İtalya sokakları, Gazze’deki savaşın trajik sonuçlarına karşı yükselen bir sesle yankılanıyor. Başbakan Giorgia Meloni’nin sağcı hükümeti, Filistin’i devlet olarak tanıma konusunda çekingen bir duruş sergilerken, İtalyan kamuoyu bu politikayla taban tabana zıt bir hassasiyet gösteriyor. Genel grevlere, gösterilere ve sivil toplumun çağrılarına bakıldığında, Gazze’deki insanlık dramı, İtalyan halkının vicdanında derin yaralar açmış gibi görünüyor.

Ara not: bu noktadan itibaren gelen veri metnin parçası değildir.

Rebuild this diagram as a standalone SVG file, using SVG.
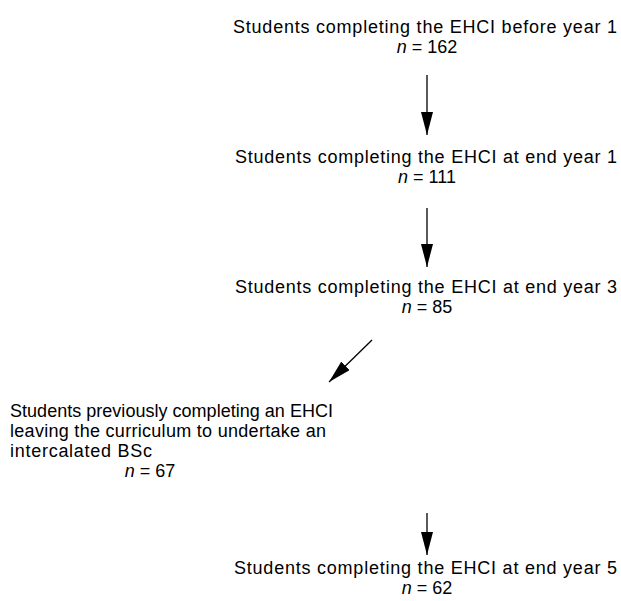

Haber metninin de vurguladığı gibi, bu durum sadece sol görüşlü grupların değil, geleneksel olarak İsrail’e yakın duran sağ partilerin seçmenleri arasında bile bir fikir değişikliğine yol açmış durumda. Medyanın savaşın insani boyutlarını daha görünür kılması, “soykırım”, “orantısız güç kullanımı” ve “sivillerin hedef alınması” gibi kavramları İtalyanların zihnine kazımış. Artık bu, bir siyasi kutuplaşma meselesi olmaktan çıkıp, evrensel bir ahlaki sorgulamaya dönüşmüş durumda.
İspanya’nın tarihi bağlamdan gelen Filistin yanlısı duruşu, Meloni hükümetinin tutumunu daha da belirgin hale getiriyor. İtalya’nın dış politikasının bu konuda kamuoyundan uzak kalması, sadece iç siyasette gerilime neden olmakla kalmıyor, aynı zamanda AB içinde de farklılaşan bir tablo ortaya koyuyor. Macron’un Filistin’i tanıma yönündeki olası adımları ve diğer Avrupa ülkelerinin benzer hamleleri, İtalya’yı bu konuda yalnız bırakabilir.
Sonuç olarak, İtalya’daki bu protesto dalgası, hükümetin dış politika tercihleriyle halkın vicdanı arasındaki derin uçurumu gözler önüne seriyor. İtalyan halkı, Gazze’de yaşananları sadece bir haber bülteni olarak değil, aynı zamanda kendi insanlık değerlerinin bir sınavı olarak görüyor. Bu sınav, İtalya’nın gelecekteki dış politika rotasını ve uluslararası duruşunu yeniden şekillendirebilir.